[Begin Provided entries]

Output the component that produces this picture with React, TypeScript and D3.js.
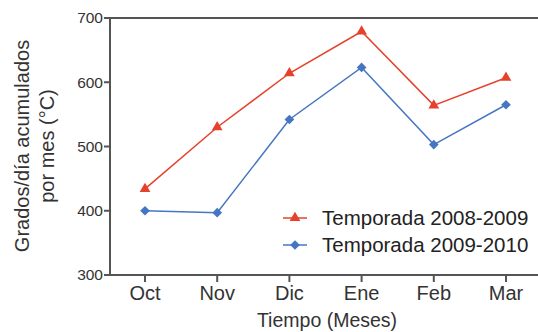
import React from "react";
import * as d3 from "d3";

const months = ["Oct", "Nov", "Dic", "Ene", "Feb", "Mar"];
const season0809 = [434, 530, 614, 679, 564, 607];
const season0910 = [400, 397, 542, 623, 503, 565];
const yTicks = [300, 400, 500, 600, 700];
const seriesNames = ["Temporada 2008-2009", "Temporada 2009-2010"];

const W = 538, H = 332;
const left = 110, right = 538, top = 18, bottom = 275;
const RED = "#e5412b";
const BLUE = "#4676c2";
const AX = "#555";
const FONT = "Liberation Sans, Arial, sans-serif";

export default function App() {
  const x = d3.scalePoint<string>().domain(months).range([145, 506]);
  const y = d3.scaleLinear().domain([300, 700]).range([bottom, top]);
  const line = d3.line<number>().x((_, i) => x(months[i])!).y((d) => y(d));
  const tri = d3.symbol().type(d3.symbolTriangle).size(50)()!;
  const dia = d3.symbol().type(d3.symbolDiamond2).size(60)()!;

  return (
    <div style={{ position: "fixed", left: 0, top: 0 }}>
      <svg width={W} height={H} style={{ display: "block", background: "#fff" }} fontFamily={FONT}>
        <line x1={left} x2={right} y1={top} y2={top} stroke={AX} strokeWidth={2} />
        <line x1={left} x2={right} y1={bottom} y2={bottom} stroke={AX} strokeWidth={2} />
        <line x1={left} x2={left} y1={top - 1} y2={bottom + 1} stroke={AX} strokeWidth={2} />
        {yTicks.map((t) => (
          <g key={t}>
            <line x1={left - 6} x2={left} y1={y(t)} y2={y(t)} stroke={AX} strokeWidth={2} />
            <text x={left - 7} y={y(t)} dy="0.35em" textAnchor="end" fontSize={15.5} fill="#333">{t}</text>
          </g>
        ))}
        {months.map((m) => (
          <g key={m}>
            <line x1={x(m)} x2={x(m)} y1={bottom} y2={bottom + 7} stroke={AX} strokeWidth={2} />
            <text x={x(m)} y={bottom + 25} textAnchor="middle" fontSize={20} fill="#333">{m}</text>
          </g>
        ))}
        <text x={327} y={327} textAnchor="middle" fontSize={19.5} fill="#333">Tiempo (Meses)</text>
        <text transform="translate(29,146) rotate(-90)" textAnchor="middle" fontSize={20} fill="#333">Grados/día acumulados</text>
        <text transform="translate(54,146) rotate(-90)" textAnchor="middle" fontSize={20} fill="#333">por mes (°C)</text>

        <path d={line(season0809)!} fill="none" stroke={RED} strokeWidth={1.5} />
        <path d={line(season0910)!} fill="none" stroke={BLUE} strokeWidth={1.5} />
        {season0809.map((v, i) => (
          <path key={"r" + i} d={tri} transform={`translate(${x(months[i])},${y(v)})`} fill={RED} />
        ))}
        {season0910.map((v, i) => (
          <path key={"b" + i} d={dia} transform={`translate(${x(months[i])},${y(v)})`} fill={BLUE} />
        ))}

        {seriesNames.map((s, i) => {
          const ly = 218 + i * 27;
          const c = i === 0 ? RED : BLUE;
          return (
            <g key={s}>
              <line x1={283} x2={307} y1={ly} y2={ly} stroke={c} strokeWidth={1.5} />
              <path d={i === 0 ? tri : dia} transform={`translate(295,${ly})`} fill={c} />
              <text x={322} y={ly} dy="0.36em" fontSize={20.5} fill="#222">{s}</text>
            </g>
          );
        })}
      </svg>
    </div>
  );
}
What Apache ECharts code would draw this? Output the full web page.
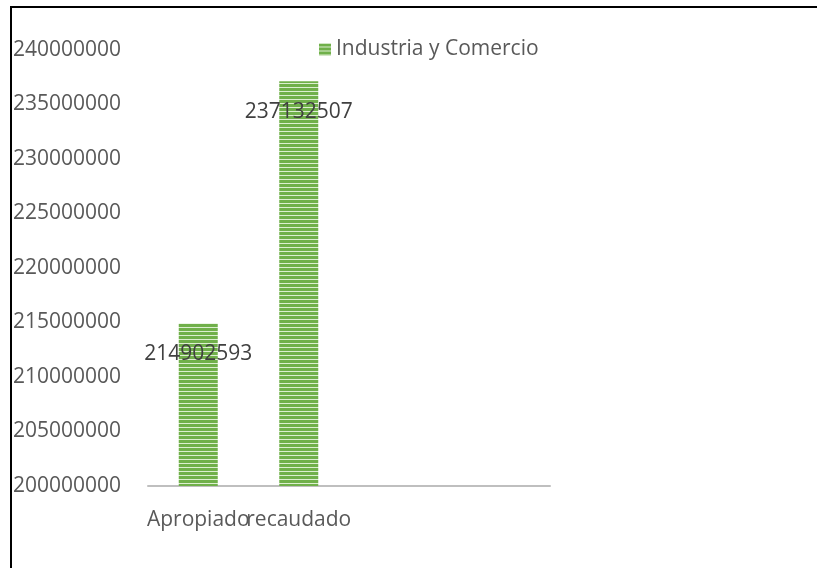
<!DOCTYPE html>
<html>
<head>
<meta charset="utf-8">
<script src="https://cdn.jsdelivr.net/npm/echarts@6/dist/echarts.min.js"></script>
<style>
  html, body { margin: 0; padding: 0; background: #fff; }
  #chart { width: 817px; height: 568px; }
</style>
</head>
<body>
<div id="chart"></div>
<script>
const categories = ['Apropiado', 'recaudado', '', '']
const values = [214902593, 237132507, null, null]
const seriesName = 'Industria y Comercio'

// striped fill like the original excel bars
const makeStripes = () => {
  const c = document.createElement('canvas')
  c.width = 4
  c.height = 4
  const ctx = c.getContext('2d')
  ctx.fillStyle = '#70b04a'
  ctx.fillRect(0, 0, 4, 3)
  ctx.fillStyle = '#dcefd0'
  ctx.fillRect(0, 3, 4, 1)
  return c
}

const chart = echarts.init(document.getElementById('chart'))
const font = '"Open Sans", "Liberation Sans", sans-serif'

const option = {
  animation: false,
  textStyle: { fontFamily: font },
  graphic: [
    {
      type: 'rect',
      shape: { x: 11, y: 7, width: 820, height: 600 },
      style: { fill: 'none', stroke: '#000', lineWidth: 2 }
    }
  ],
  legend: {
    left: 314,
    top: 34,
    icon: 'rect',
    itemWidth: 12,
    itemHeight: 12,
    itemGap: 5,
    textStyle: { fontSize: 21, color: '#595959', fontFamily: font }
  },
  grid: { left: 148, right: 267, top: 50, bottom: 82 },
  xAxis: {
    type: 'category',
    data: categories,
    axisLine: { lineStyle: { color: '#bfbfbf', width: 2 } },
    axisTick: { show: false },
    axisLabel: {
      interval: 0,
      hideOverlap: false,
      fontSize: 21,
      color: '#595959',
      margin: 24,
      fontFamily: font
    }
  },
  yAxis: {
    type: 'value',
    min: 200000000,
    max: 240000000,
    interval: 5000000,
    splitLine: { show: false },
    axisLine: { show: false },
    axisTick: { show: false },
    axisLabel: {
      fontSize: 21,
      color: '#595959',
      margin: 27,
      fontFamily: font,
      formatter: (v) => String(v)
    }
  },
  series: [
    {
      name: seriesName,
      type: 'bar',
      data: values,
      barWidth: 39,
      itemStyle: { color: { image: makeStripes(), repeat: 'repeat' } },
      label: {
        show: true,
        position: 'insideTop',
        distance: 20,
        fontSize: 21,
        color: '#404040',
        fontFamily: font
      }
    }
  ]
}
chart.setOption(option)
</script>
</body>
</html>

[End Provided entries]

> [Aim]: All lines from the start of the entries through the one with "const dia = d3.symbol().type(d3.symbolDiamond2).size(60)()!;" are to be output exactly; omit the pictures.

> [Complete response]:
Output the component that produces this picture with React, TypeScript and D3.js.
import React from "react";
import * as d3 from "d3";

const months = ["Oct", "Nov", "Dic", "Ene", "Feb", "Mar"];
const season0809 = [434, 530, 614, 679, 564, 607];
const season0910 = [400, 397, 542, 623, 503, 565];
const yTicks = [300, 400, 500, 600, 700];
const seriesNames = ["Temporada 2008-2009", "Temporada 2009-2010"];

const W = 538, H = 332;
const left = 110, right = 538, top = 18, bottom = 275;
const RED = "#e5412b";
const BLUE = "#4676c2";
const AX = "#555";
const FONT = "Liberation Sans, Arial, sans-serif";

export default function App() {
  const x = d3.scalePoint<string>().domain(months).range([145, 506]);
  const y = d3.scaleLinear().domain([300, 700]).range([bottom, top]);
  const line = d3.line<number>().x((_, i) => x(months[i])!).y((d) => y(d));
  const tri = d3.symbol().type(d3.symbolTriangle).size(50)()!;
  const dia = d3.symbol().type(d3.symbolDiamond2).size(60)()!;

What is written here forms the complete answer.